FERNANDO VALLESPIN-EL PAÍS
- A la vista de la esquizofrenia de la política ―la política como espectáculo y la política como gestión―, casi parece como si los liderazgos fueran los fusibles que hay que ir quemando para mantener en marcha el sistema, las víctimas sacrificiales que inmolamos en el altar de la siempre presente discordia pública
La política es una profesión de riesgo. No entiende de escalafones ni se deja programar. Quien a ella se dedica, al menos en sus peldaños más altos, debe enfrentarse siempre a la más cruda de las contingencias. Un día se está en la cima de la popularidad para casi sin solución de continuidad caer después en el ostracismo público. Es también una máquina de picar carne. Basta que un político sobresalga para que se focalicen sobre él todos los humores sociales. El político es el chivo expiatorio ideal de nuestra sociedad de la queja, el destinatario inmediato de nuestro malestar. Piove, porco governo! Si me va mal en la vida debe haber un culpable. Todas nuestras miradas se dirigen entonces hacia Sánchez, Iglesias, Feijóo o quienquiera que encarne un liderazgo público.
Bien pensado, todo esto que ocurre en la política no es más que el reflejo del tipo de sociedad en el que estamos instalados.

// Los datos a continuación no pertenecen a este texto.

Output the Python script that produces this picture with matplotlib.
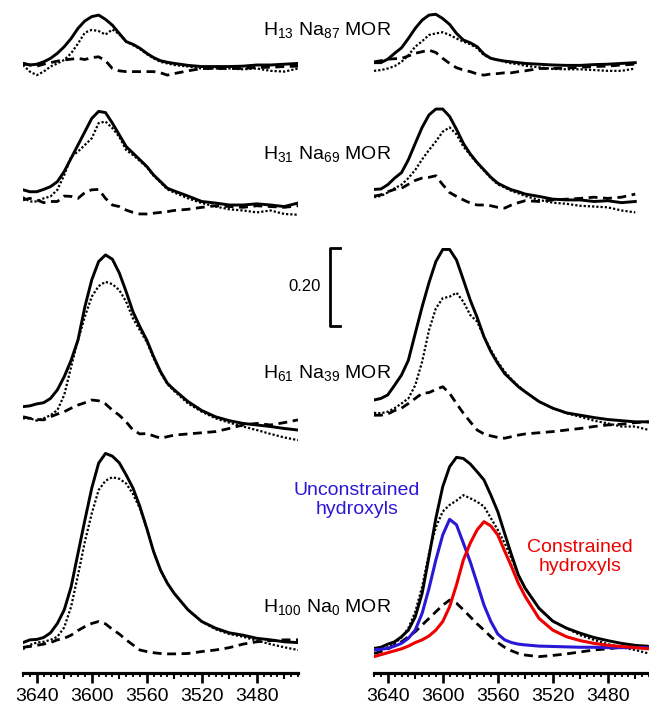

Necesitamos héroes y villanos, pero una de las características de lo político consiste precisamente en que el héroe de unos es el villano de otros. No podemos escaparnos de su sujeción universal al conflicto amigo/enemigo, nosotros/ellos. Con un giro de tuerca que lo hace aún más cruento: esa distinción se traslada muchas veces al interior de las propias organizaciones. Saturno devora a sus hijos. Pregúnteselo a Rivera o Casado. No hay piedad para quien pierde pie.

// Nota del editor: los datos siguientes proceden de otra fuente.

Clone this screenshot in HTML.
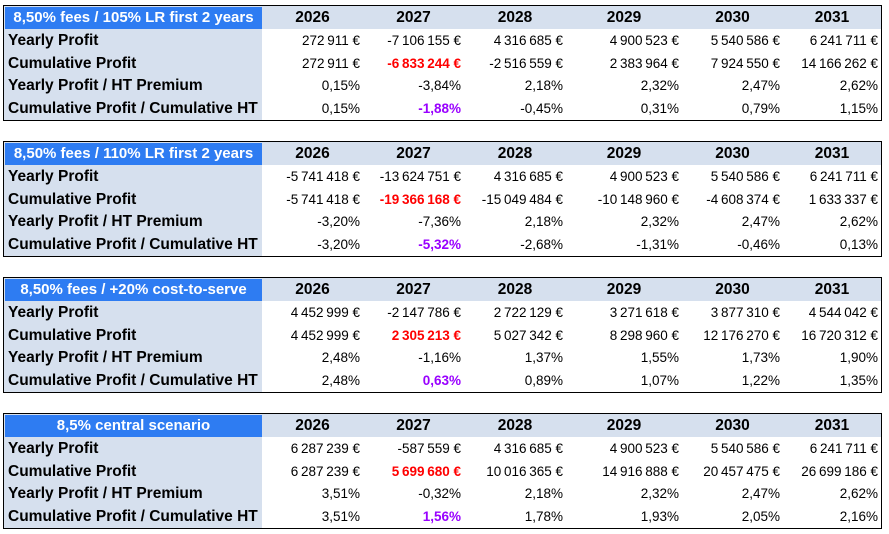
<!DOCTYPE html>
<html><head><meta charset="utf-8"><style>
body{margin:0;width:889px;height:534px;background:#fff;position:relative;overflow:hidden;font-family:"Liberation Sans",sans-serif;}
.tbl{position:absolute;left:3px;width:877px;height:114px;border:1px solid #000;background:#d6e0ee;box-sizing:content-box;overflow:hidden;}
.cell{position:absolute;white-space:nowrap;overflow:hidden;line-height:23px;height:23px;}
.hdr{background:#2e7cf2;color:#fff;font-weight:bold;font-size:15px;text-align:center;left:1px;top:1px;width:257px;height:22px;line-height:22px;}
.year{font-weight:bold;font-size:15.5px;text-align:center;top:0;}
.lab{font-weight:bold;font-size:15.5px;left:4px;width:254px;}
.val{font-size:13.5px;text-align:right;background:#fff;}
.red{color:#ff0000;font-weight:bold;}
.pur{color:#9900ff;font-weight:bold;}
</style></head><body>
<script>
const titles=["8,50% fees / 105% LR first 2 years","8,50% fees / 110% LR first 2 years","8,50% fees / +20% cost-to-serve","8,5% central scenario"];
const years=["2026","2027","2028","2029","2030","2031"];
const rowLabels=["Yearly Profit","Cumulative Profit","Yearly Profit / HT Premium","Cumulative Profit / Cumulative HT Premium"];
const yearly=[
["272 911 €","-7 106 155 €","4 316 685 €","4 900 523 €","5 540 586 €","6 241 711 €"],
["-5 741 418 €","-13 624 751 €","4 316 685 €","4 900 523 €","5 540 586 €","6 241 711 €"],
["4 452 999 €","-2 147 786 €","2 722 129 €","3 271 618 €","3 877 310 €","4 544 042 €"],
["6 287 239 €","-587 559 €","4 316 685 €","4 900 523 €","5 540 586 €","6 241 711 €"]];
const cumulative=[
["272 911 €","-6 833 244 €","-2 516 559 €","2 383 964 €","7 924 550 €","14 166 262 €"],
["-5 741 418 €","-19 366 168 €","-15 049 484 €","-10 148 960 €","-4 608 374 €","1 633 337 €"],
["4 452 999 €","2 305 213 €","5 027 342 €","8 298 960 €","12 176 270 €","16 720 312 €"],
["6 287 239 €","5 699 680 €","10 016 365 €","14 916 888 €","20 457 475 €","26 699 186 €"]];
const yearlyPct=[
["0,15%","-3,84%","2,18%","2,32%","2,47%","2,62%"],
["-3,20%","-7,36%","2,18%","2,32%","2,47%","2,62%"],
["2,48%","-1,16%","1,37%","1,55%","1,73%","1,90%"],
["3,51%","-0,32%","2,18%","2,32%","2,47%","2,62%"]];
const cumPct=[
["0,15%","-1,88%","-0,45%","0,31%","0,79%","1,15%"],
["-3,20%","-5,32%","-2,68%","-1,31%","-0,46%","0,13%"],
["2,48%","0,63%","0,89%","1,07%","1,22%","1,35%"],
["3,51%","1,56%","1,78%","1,93%","2,05%","2,16%"]];
const colL=[258,359,460,562,678,779,877];
const tops=[5,141,277,413];
titles.forEach((t,ti)=>{
  const tb=document.createElement('div');tb.className='tbl';tb.style.top=tops[ti]+'px';
  
  
  document.body.appendChild(tb);
  const h=document.createElement('div');h.className='cell hdr';h.textContent=t;
  
  
  tb.appendChild(h);
  years.forEach((y,ci)=>{
    const c=document.createElement('div');c.className='cell year';c.textContent=y;
    c.style.left=colL[ci]+'px';c.style.width=(colL[ci+1]-colL[ci])+'px';
    
    
    tb.appendChild(c);
  });
  const rows=[yearly[ti],cumulative[ti],yearlyPct[ti],cumPct[ti]];
  rows.forEach((r,ri)=>{
    const top=23+ri*22.7;
    const l=document.createElement('div');l.className='cell lab';l.textContent=rowLabels[ri];
    l.style.top=top+'px';
    
    
    tb.appendChild(l);
    r.forEach((v,ci)=>{
      const c=document.createElement('div');c.className='cell val';
      if(ci==1&&ri==1)c.className+=' red';
      if(ci==1&&ri==3)c.className+=' pur';
      c.textContent=v.replace(/ (?=\d)/g,'\u202F');
      c.style.top=top+'px';c.style.height='24px';
      c.style.left=colL[ci]+'px';c.style.width=(colL[ci+1]-colL[ci]-3)+'px';c.style.paddingRight='3px';
      
      
      tb.appendChild(c);
    });
  });
});
</script>
</body></html>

Ni el más mínimo sosiego. Todo discurre a una velocidad de vértigo. No existen mecanismos de estabilización que no pasen por adaptarse al dinamismo radical que impone esta “sociedad de la aceleración”, como la denomina el sociólogo alemán Hartmut Rosa. En el caso de la política se trata además de una aceleración aún más acelerada, de una turbopolítica. Su lógica ha sido engullida por la de los medios de comunicación y las redes sociales, tan dependientes de la apoteosis por la novedad, por lo noticiable. El tranquilo devenir de la vida ha sido sustituido por la necesidad de renovar cotidianamente lo ya conocido, por sujetar la realidad a los requerimientos de la economía de la atención, de la sorpresa y la excitación permanente. Para desesperación de los expertos en comunicación, no hay forma de alimentar a este nuevo monstruo ávido de novedades que nos ha contagiado a todos. ¿Recuerdan cuánto duró la “nueva política”? Ahora aparece envejecida y pasadita, como pronto ocurrirá con los nuevos liderazgos. Cronos también devora a sus hijos.

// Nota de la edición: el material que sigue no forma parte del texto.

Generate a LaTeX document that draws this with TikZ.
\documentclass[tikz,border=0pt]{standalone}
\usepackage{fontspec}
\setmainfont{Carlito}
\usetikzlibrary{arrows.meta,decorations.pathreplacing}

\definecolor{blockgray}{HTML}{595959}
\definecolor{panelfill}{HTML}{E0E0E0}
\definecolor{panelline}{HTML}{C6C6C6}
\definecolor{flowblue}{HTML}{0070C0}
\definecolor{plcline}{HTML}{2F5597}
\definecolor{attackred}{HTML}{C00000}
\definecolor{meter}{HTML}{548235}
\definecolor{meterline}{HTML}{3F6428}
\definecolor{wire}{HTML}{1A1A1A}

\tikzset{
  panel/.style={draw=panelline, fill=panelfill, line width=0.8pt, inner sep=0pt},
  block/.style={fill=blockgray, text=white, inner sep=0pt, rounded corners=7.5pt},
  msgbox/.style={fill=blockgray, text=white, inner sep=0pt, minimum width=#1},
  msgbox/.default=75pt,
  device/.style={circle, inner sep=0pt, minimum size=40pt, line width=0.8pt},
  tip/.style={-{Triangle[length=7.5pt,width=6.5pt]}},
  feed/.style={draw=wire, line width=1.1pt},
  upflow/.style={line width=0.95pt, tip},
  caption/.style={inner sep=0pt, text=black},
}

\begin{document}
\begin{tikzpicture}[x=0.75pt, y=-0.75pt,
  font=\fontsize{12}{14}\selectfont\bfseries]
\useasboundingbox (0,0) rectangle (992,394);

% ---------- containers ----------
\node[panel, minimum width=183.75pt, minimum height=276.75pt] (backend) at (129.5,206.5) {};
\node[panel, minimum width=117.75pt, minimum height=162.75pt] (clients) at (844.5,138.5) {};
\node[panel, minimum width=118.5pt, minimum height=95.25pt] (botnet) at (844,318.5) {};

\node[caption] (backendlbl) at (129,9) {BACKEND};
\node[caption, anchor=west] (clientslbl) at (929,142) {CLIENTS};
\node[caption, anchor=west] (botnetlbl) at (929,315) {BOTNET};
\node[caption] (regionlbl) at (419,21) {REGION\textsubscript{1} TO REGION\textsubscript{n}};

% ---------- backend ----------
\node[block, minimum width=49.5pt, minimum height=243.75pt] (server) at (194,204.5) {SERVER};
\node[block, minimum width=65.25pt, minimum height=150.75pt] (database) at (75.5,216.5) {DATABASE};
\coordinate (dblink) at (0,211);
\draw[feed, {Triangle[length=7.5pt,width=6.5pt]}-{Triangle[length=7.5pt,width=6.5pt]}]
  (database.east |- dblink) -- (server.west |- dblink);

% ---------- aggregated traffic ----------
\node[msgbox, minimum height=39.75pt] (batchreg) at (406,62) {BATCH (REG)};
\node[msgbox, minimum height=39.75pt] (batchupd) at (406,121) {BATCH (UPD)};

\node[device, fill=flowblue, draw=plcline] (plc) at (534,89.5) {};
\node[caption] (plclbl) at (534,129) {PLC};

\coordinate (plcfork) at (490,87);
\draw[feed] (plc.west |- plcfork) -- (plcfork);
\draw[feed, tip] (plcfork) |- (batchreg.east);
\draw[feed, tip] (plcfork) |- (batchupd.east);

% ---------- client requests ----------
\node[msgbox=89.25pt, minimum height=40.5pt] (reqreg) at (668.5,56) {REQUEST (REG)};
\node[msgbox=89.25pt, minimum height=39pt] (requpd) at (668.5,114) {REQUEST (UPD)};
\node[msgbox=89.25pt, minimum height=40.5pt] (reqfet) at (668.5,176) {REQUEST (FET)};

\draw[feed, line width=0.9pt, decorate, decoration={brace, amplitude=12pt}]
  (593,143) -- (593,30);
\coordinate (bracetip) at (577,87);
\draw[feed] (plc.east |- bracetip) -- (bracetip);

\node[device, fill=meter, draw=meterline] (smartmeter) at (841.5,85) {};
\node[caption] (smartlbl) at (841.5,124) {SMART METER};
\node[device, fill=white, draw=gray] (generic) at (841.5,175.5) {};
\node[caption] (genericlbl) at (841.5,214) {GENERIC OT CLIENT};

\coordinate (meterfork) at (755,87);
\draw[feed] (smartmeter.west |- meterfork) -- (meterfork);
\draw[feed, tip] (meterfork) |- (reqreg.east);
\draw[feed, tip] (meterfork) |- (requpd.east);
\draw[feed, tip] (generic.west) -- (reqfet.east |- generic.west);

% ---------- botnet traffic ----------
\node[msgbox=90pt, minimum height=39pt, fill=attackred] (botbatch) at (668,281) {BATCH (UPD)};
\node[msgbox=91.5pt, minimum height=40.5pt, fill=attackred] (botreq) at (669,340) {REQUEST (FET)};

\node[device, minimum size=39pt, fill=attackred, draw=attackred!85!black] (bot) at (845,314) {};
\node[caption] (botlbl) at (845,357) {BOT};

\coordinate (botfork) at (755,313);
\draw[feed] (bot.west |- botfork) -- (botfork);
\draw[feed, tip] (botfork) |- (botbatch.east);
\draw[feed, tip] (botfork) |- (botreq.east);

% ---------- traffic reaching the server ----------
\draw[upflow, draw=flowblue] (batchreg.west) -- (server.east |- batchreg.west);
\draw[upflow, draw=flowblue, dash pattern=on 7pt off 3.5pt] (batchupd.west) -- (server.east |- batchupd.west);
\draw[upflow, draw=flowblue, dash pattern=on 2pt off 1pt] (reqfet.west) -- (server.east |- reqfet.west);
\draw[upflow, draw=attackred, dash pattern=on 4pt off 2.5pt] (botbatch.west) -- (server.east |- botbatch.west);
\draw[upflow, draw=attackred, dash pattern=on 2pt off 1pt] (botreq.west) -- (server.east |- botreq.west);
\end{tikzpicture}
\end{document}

Con todo, hay otra política que consigue sobrevivir con cierta placidez, la política como administración. La gestión no se interrumpe ni envejece, y quienes a ella se dedican lo hacen libres de algaradas, de manera sorda y constante. No es inmune a la crítica o las discrepancias, pero aquí suele adoptar otros modos. Su observación se hace de forma más pausada. Y su carácter más técnico la hace inmune a la descalificación grosera, aquí es casi imprescindible saber de qué se habla, argumentar. A la vista de esta esquizofrenia de la política ―la política como espectáculo y la política como gestión―, casi parece como si los liderazgos fueran los fusibles que hay que ir quemando para mantener en marcha el sistema, las víctimas sacrificiales que inmolamos en el altar de la siempre presente discordia pública. Lo que ya no se comprende tanto es cómo puede haber gente dispuesta a dedicar su vida a ello, cuáles sean los incentivos de un protagonismo tan fugaz, cruento, y tan sujeto al albur de las nuevas dinámicas. Pero esto ya sería para otra columna.